Accurate counts, she adds, are a matter of respect — for those who died and those who lived through it.
Machine learning and unrecognized COVID-19 deaths
Since the start of the COVID-19 pandemic, people have questioned whether the official U.S. death count tells the whole story.
In a new study, Wrigley-Field and a team of researchers used machine learning to analyze death certificates from March 2020 to December 2021. They estimate that more than 155,000 COVID-19 deaths were missed, about 19% more than the official count.
These uncounted deaths were not evenly distributed. They were more likely to occur among people with less education, in communities of color, in lower-income areas, and in parts of the South with poorer overall health.
The findings suggest that the system used to track deaths in the U.S. didn’t just miss cases; it missed them in ways that obscure the full scale of inequality during the pandemic.
From research to community
That commitment extended beyond her research. In Minneapolis’ Seward neighborhood, Wrigley-Field joined a grassroots effort to make vaccines more accessible, particularly for East African immigrant communities.
The Seward Vaccine Equity Project, a small, volunteer-led initiative, organized vaccination clinics at local mosques and community spaces. Over the course of a year, they helped administer more than 500 vaccinations, most to the communities they had set out to serve.
The experience also deepened her appreciation for public health work on the ground.
“I was so impressed by the health professionals and community partners involved,” she says. “It gave me a much closer view of what public health looks like in practice.”
In the classroom
Here in CLA, Wrigley-Field brings these questions into the classroom.

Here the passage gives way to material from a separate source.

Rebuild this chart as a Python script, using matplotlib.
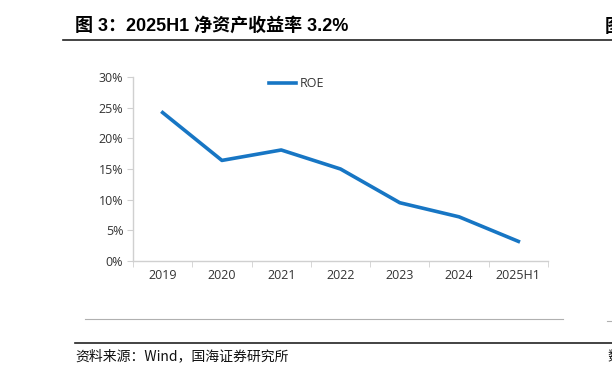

Her course Diseases, Disasters, and Other Killers draws students from across the University, many encountering sociology for the first time. That mix, she says, is part of what makes teaching the course so rewarding.
Over time, she has also begun to incorporate more of her own research into the class, not as a shortcut, but as a way to show how knowledge is produced.
“Students want to understand not just the material, but where it comes from,” she says.
What we count. And why.
Today, the college’s 2026 Dean’s Medalist honoree is exploring how demographic patterns shape something less expected: historical memory. Her current work examines how connections between generations influence which stories, movements, and experiences persist over time.
For her, these questions all point back to the same idea.
Counting deaths is not just about numbers. It’s about understanding what is lost — and what that loss reveals about the world we live in.
Population science for the greater good
Wrigley-Field recently served as the associate director of the Minnesota Population Center, part of the Institute for Social Research and Data Innovation, a globally recognized hub for demographic research and data innovation. Through projects like IPUMS, the center provides free, harmonized census and population data used by researchers around the world.
“Being a part of the Minnesota Population Center pushes me to think in bigger ways about my questions; to see how people from different disciplines respond to research and what kinds of questions they’re grappling with,” she shares.